Working from a brief
Given a user story or a one-line feature description, write the test cases anyway — infer the acceptance criteria, boundaries, and likely failure modes, labelling assumptions. Always include edge and negative cases, not just the happy path. Never hand back questions instead of cases.
Required Inputs
Ask for these only if they aren't already provided (else infer and label):
- The requirement — the feature/user story and its acceptance criteria.
- Inputs & rules — fields, valid/invalid values, limits, and business rules that define correct behaviour.
- Scope & environment — UI/API/both, platforms, and any preconditions (logged-in, data state).

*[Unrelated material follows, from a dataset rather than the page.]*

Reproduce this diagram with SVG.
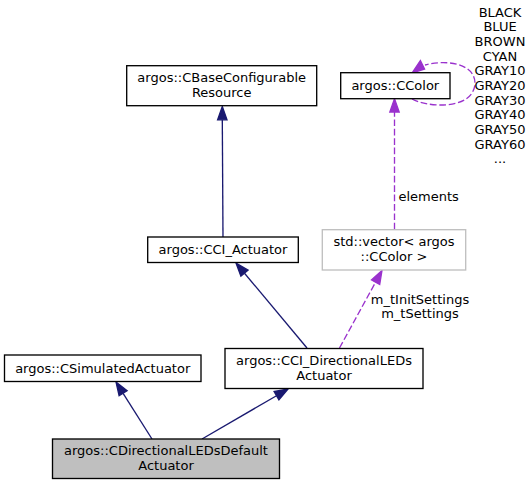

- Priority — what matters most (critical paths), so cases can be ordered.
Output Format
Test Cases: [feature]
A short intro line, then cases in a table (or per-case blocks for complex flows):
| ID | Title | Type | Preconditions | Steps | Test data | Expected result | Priority |
|---|---|---|---|---|---|---|---|
| TC-01 | Valid login | Happy path | user exists | 1. … 2. … | valid creds | logged in, lands on … | High |
| TC-02 | Wrong password | Negative | user exists | … | bad password | error shown, not logged in | High |
| TC-03 | Empty fields | Negative/validation | — | … | blank | inline validation | Med |
| TC-04 | Max-length input | Edge/boundary | — | … | boundary value | accepted/handled | Med |
Cover, deliberately: happy path, boundary/edge (empty, max, min, just over/under limits), negative (invalid input, wrong state, unauthorised), and any business-rule cases.
End with a coverage note: which acceptance criteria/requirements each case maps to, and any gaps or risks to flag for review.
Quality Checks
- Each case has clear preconditions, numbered steps, the test data, and a single expected result
- Steps are unambiguous — two testers would execute them identically
- Coverage includes edge/boundary and negative cases, not just the happy path
- Cases trace back to the acceptance criteria / requirement (coverage note)
- Cases are prioritised so the critical paths are obvious
- Expected results are specific and verifiable (not "works correctly")
Anti-Patterns
- Do not write only happy-path cases — the bugs live in the edges and negatives
- Do not write vague steps ("test the login") — give the exact actions and data
- Do not use unverifiable expected results ("it should work") — state the observable outcome
- Do not combine many checks into one bloated case — keep cases atomic and traceable
- Do not skip preconditions/test data — they're why a case is reproducible
Based On
Test-design practice — requirement-derived cases with boundary-value and negative testing, atomic executable steps, and traceability to acceptance criteria.